** BEGIN RECORDS TO USE **

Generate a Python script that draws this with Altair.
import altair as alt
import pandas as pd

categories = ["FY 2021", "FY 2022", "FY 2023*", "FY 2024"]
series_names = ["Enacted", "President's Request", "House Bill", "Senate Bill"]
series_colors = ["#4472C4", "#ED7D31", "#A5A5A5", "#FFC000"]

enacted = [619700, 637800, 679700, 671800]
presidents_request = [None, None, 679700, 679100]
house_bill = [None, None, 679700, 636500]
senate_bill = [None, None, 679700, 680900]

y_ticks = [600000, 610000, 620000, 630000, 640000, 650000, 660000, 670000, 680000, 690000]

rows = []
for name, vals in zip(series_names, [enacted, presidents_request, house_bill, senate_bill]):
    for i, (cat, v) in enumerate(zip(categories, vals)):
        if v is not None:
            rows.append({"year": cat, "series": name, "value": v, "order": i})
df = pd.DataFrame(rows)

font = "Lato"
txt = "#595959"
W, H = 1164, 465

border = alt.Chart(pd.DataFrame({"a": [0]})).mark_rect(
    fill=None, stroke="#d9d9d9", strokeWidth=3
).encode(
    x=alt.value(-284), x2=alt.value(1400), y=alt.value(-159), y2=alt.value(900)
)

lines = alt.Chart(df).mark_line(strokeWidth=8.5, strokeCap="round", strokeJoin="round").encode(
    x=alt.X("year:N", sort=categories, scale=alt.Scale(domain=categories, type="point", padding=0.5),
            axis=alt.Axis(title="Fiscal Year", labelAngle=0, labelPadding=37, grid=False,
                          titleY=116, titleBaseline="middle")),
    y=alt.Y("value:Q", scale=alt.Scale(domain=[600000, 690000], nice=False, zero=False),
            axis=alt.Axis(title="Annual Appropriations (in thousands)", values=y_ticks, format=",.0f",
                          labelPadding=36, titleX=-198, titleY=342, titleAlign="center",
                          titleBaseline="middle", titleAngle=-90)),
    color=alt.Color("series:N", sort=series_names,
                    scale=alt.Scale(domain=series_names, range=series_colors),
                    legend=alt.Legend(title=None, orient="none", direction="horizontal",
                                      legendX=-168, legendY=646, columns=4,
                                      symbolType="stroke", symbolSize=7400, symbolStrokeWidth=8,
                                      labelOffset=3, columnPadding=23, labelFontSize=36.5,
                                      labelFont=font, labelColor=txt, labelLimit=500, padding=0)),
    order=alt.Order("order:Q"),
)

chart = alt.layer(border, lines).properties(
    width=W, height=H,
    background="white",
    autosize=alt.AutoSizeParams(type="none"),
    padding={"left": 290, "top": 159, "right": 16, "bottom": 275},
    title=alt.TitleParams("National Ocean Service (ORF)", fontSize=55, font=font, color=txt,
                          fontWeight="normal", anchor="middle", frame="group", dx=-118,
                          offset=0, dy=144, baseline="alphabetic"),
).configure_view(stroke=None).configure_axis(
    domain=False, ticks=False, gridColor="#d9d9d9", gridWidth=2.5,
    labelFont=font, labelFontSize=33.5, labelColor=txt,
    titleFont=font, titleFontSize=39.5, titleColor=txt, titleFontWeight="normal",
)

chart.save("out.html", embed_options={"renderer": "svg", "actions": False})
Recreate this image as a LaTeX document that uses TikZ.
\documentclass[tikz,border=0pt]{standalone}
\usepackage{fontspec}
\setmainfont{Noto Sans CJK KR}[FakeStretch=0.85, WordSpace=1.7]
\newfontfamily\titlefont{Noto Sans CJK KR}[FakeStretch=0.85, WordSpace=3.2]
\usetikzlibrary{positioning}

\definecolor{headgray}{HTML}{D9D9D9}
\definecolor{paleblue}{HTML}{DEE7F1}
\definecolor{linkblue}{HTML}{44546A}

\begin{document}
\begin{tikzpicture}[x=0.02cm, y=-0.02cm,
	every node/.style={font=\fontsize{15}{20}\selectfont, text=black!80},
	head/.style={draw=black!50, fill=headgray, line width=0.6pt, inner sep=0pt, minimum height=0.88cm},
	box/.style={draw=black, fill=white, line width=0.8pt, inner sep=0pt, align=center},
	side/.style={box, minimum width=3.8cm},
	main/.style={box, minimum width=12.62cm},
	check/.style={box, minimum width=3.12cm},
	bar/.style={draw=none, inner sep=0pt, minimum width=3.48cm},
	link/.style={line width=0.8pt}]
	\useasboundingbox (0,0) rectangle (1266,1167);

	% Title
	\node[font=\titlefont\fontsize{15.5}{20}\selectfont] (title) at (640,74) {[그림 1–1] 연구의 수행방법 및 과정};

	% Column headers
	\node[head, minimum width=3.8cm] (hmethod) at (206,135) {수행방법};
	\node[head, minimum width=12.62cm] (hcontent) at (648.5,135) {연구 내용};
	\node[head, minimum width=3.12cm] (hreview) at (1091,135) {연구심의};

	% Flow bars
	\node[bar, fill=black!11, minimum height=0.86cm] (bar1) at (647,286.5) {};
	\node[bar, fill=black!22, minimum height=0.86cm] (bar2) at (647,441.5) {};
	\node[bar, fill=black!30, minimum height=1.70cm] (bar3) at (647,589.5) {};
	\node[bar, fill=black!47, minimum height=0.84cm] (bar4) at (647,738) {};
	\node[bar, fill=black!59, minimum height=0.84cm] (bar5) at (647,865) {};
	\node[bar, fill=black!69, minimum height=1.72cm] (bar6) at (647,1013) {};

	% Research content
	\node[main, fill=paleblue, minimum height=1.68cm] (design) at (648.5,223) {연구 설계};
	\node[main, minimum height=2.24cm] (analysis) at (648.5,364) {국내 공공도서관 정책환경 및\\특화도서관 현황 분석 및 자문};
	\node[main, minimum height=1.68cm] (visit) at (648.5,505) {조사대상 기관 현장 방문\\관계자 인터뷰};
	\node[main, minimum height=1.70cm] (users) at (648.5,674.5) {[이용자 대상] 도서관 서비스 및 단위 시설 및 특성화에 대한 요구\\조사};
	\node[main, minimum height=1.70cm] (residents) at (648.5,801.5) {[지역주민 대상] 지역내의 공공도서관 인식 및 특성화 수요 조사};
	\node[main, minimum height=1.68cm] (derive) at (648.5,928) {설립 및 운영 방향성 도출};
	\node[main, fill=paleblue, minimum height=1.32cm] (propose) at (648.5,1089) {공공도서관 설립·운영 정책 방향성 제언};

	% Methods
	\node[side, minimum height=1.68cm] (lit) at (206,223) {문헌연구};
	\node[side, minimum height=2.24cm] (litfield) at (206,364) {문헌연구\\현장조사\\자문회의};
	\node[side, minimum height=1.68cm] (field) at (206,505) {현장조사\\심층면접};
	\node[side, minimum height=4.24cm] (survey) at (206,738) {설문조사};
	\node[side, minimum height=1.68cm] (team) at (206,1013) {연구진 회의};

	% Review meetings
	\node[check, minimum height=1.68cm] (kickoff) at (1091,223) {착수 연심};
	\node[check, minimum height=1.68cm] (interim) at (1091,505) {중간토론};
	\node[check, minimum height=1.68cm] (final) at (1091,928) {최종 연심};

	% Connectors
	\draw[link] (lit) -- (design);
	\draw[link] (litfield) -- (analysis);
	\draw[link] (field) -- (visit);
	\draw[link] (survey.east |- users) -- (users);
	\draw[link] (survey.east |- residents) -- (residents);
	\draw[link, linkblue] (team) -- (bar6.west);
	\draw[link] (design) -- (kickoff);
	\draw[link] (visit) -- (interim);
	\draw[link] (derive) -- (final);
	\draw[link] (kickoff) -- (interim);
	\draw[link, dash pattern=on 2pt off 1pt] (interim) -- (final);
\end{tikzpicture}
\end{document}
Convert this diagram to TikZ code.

** END RECORDS TO USE **

Faithfully transcribe the whole of the data.

Generate a Python script that draws this with Altair.
import altair as alt
import pandas as pd

categories = ["FY 2021", "FY 2022", "FY 2023*", "FY 2024"]
series_names = ["Enacted", "President's Request", "House Bill", "Senate Bill"]
series_colors = ["#4472C4", "#ED7D31", "#A5A5A5", "#FFC000"]

enacted = [619700, 637800, 679700, 671800]
presidents_request = [None, None, 679700, 679100]
house_bill = [None, None, 679700, 636500]
senate_bill = [None, None, 679700, 680900]

y_ticks = [600000, 610000, 620000, 630000, 640000, 650000, 660000, 670000, 680000, 690000]

rows = []
for name, vals in zip(series_names, [enacted, presidents_request, house_bill, senate_bill]):
    for i, (cat, v) in enumerate(zip(categories, vals)):
        if v is not None:
            rows.append({"year": cat, "series": name, "value": v, "order": i})
df = pd.DataFrame(rows)

font = "Lato"
txt = "#595959"
W, H = 1164, 465

border = alt.Chart(pd.DataFrame({"a": [0]})).mark_rect(
    fill=None, stroke="#d9d9d9", strokeWidth=3
).encode(
    x=alt.value(-284), x2=alt.value(1400), y=alt.value(-159), y2=alt.value(900)
)

lines = alt.Chart(df).mark_line(strokeWidth=8.5, strokeCap="round", strokeJoin="round").encode(
    x=alt.X("year:N", sort=categories, scale=alt.Scale(domain=categories, type="point", padding=0.5),
            axis=alt.Axis(title="Fiscal Year", labelAngle=0, labelPadding=37, grid=False,
                          titleY=116, titleBaseline="middle")),
    y=alt.Y("value:Q", scale=alt.Scale(domain=[600000, 690000], nice=False, zero=False),
            axis=alt.Axis(title="Annual Appropriations (in thousands)", values=y_ticks, format=",.0f",
                          labelPadding=36, titleX=-198, titleY=342, titleAlign="center",
                          titleBaseline="middle", titleAngle=-90)),
    color=alt.Color("series:N", sort=series_names,
                    scale=alt.Scale(domain=series_names, range=series_colors),
                    legend=alt.Legend(title=None, orient="none", direction="horizontal",
                                      legendX=-168, legendY=646, columns=4,
                                      symbolType="stroke", symbolSize=7400, symbolStrokeWidth=8,
                                      labelOffset=3, columnPadding=23, labelFontSize=36.5,
                                      labelFont=font, labelColor=txt, labelLimit=500, padding=0)),
    order=alt.Order("order:Q"),
)

chart = alt.layer(border, lines).properties(
    width=W, height=H,
    background="white",
    autosize=alt.AutoSizeParams(type="none"),
    padding={"left": 290, "top": 159, "right": 16, "bottom": 275},
    title=alt.TitleParams("National Ocean Service (ORF)", fontSize=55, font=font, color=txt,
                          fontWeight="normal", anchor="middle", frame="group", dx=-118,
                          offset=0, dy=144, baseline="alphabetic"),
).configure_view(stroke=None).configure_axis(
    domain=False, ticks=False, gridColor="#d9d9d9", gridWidth=2.5,
    labelFont=font, labelFontSize=33.5, labelColor=txt,
    titleFont=font, titleFontSize=39.5, titleColor=txt, titleFontWeight="normal",
)

chart.save("out.html", embed_options={"renderer": "svg", "actions": False})
Recreate this image as a LaTeX document that uses TikZ.
\documentclass[tikz,border=0pt]{standalone}
\usepackage{fontspec}
\setmainfont{Noto Sans CJK KR}[FakeStretch=0.85, WordSpace=1.7]
\newfontfamily\titlefont{Noto Sans CJK KR}[FakeStretch=0.85, WordSpace=3.2]
\usetikzlibrary{positioning}

\definecolor{headgray}{HTML}{D9D9D9}
\definecolor{paleblue}{HTML}{DEE7F1}
\definecolor{linkblue}{HTML}{44546A}

\begin{document}
\begin{tikzpicture}[x=0.02cm, y=-0.02cm,
	every node/.style={font=\fontsize{15}{20}\selectfont, text=black!80},
	head/.style={draw=black!50, fill=headgray, line width=0.6pt, inner sep=0pt, minimum height=0.88cm},
	box/.style={draw=black, fill=white, line width=0.8pt, inner sep=0pt, align=center},
	side/.style={box, minimum width=3.8cm},
	main/.style={box, minimum width=12.62cm},
	check/.style={box, minimum width=3.12cm},
	bar/.style={draw=none, inner sep=0pt, minimum width=3.48cm},
	link/.style={line width=0.8pt}]
	\useasboundingbox (0,0) rectangle (1266,1167);

	% Title
	\node[font=\titlefont\fontsize{15.5}{20}\selectfont] (title) at (640,74) {[그림 1–1] 연구의 수행방법 및 과정};

	% Column headers
	\node[head, minimum width=3.8cm] (hmethod) at (206,135) {수행방법};
	\node[head, minimum width=12.62cm] (hcontent) at (648.5,135) {연구 내용};
	\node[head, minimum width=3.12cm] (hreview) at (1091,135) {연구심의};

	% Flow bars
	\node[bar, fill=black!11, minimum height=0.86cm] (bar1) at (647,286.5) {};
	\node[bar, fill=black!22, minimum height=0.86cm] (bar2) at (647,441.5) {};
	\node[bar, fill=black!30, minimum height=1.70cm] (bar3) at (647,589.5) {};
	\node[bar, fill=black!47, minimum height=0.84cm] (bar4) at (647,738) {};
	\node[bar, fill=black!59, minimum height=0.84cm] (bar5) at (647,865) {};
	\node[bar, fill=black!69, minimum height=1.72cm] (bar6) at (647,1013) {};

	% Research content
	\node[main, fill=paleblue, minimum height=1.68cm] (design) at (648.5,223) {연구 설계};
	\node[main, minimum height=2.24cm] (analysis) at (648.5,364) {국내 공공도서관 정책환경 및\\특화도서관 현황 분석 및 자문};
	\node[main, minimum height=1.68cm] (visit) at (648.5,505) {조사대상 기관 현장 방문\\관계자 인터뷰};
	\node[main, minimum height=1.70cm] (users) at (648.5,674.5) {[이용자 대상] 도서관 서비스 및 단위 시설 및 특성화에 대한 요구\\조사};
	\node[main, minimum height=1.70cm] (residents) at (648.5,801.5) {[지역주민 대상] 지역내의 공공도서관 인식 및 특성화 수요 조사};
	\node[main, minimum height=1.68cm] (derive) at (648.5,928) {설립 및 운영 방향성 도출};
	\node[main, fill=paleblue, minimum height=1.32cm] (propose) at (648.5,1089) {공공도서관 설립·운영 정책 방향성 제언};

	% Methods
	\node[side, minimum height=1.68cm] (lit) at (206,223) {문헌연구};
	\node[side, minimum height=2.24cm] (litfield) at (206,364) {문헌연구\\현장조사\\자문회의};
	\node[side, minimum height=1.68cm] (field) at (206,505) {현장조사\\심층면접};
	\node[side, minimum height=4.24cm] (survey) at (206,738) {설문조사};
	\node[side, minimum height=1.68cm] (team) at (206,1013) {연구진 회의};

	% Review meetings
	\node[check, minimum height=1.68cm] (kickoff) at (1091,223) {착수 연심};
	\node[check, minimum height=1.68cm] (interim) at (1091,505) {중간토론};
	\node[check, minimum height=1.68cm] (final) at (1091,928) {최종 연심};

	% Connectors
	\draw[link] (lit) -- (design);
	\draw[link] (litfield) -- (analysis);
	\draw[link] (field) -- (visit);
	\draw[link] (survey.east |- users) -- (users);
	\draw[link] (survey.east |- residents) -- (residents);
	\draw[link, linkblue] (team) -- (bar6.west);
	\draw[link] (design) -- (kickoff);
	\draw[link] (visit) -- (interim);
	\draw[link] (derive) -- (final);
	\draw[link] (kickoff) -- (interim);
	\draw[link, dash pattern=on 2pt off 1pt] (interim) -- (final);
\end{tikzpicture}
\end{document}
Convert this diagram to TikZ code.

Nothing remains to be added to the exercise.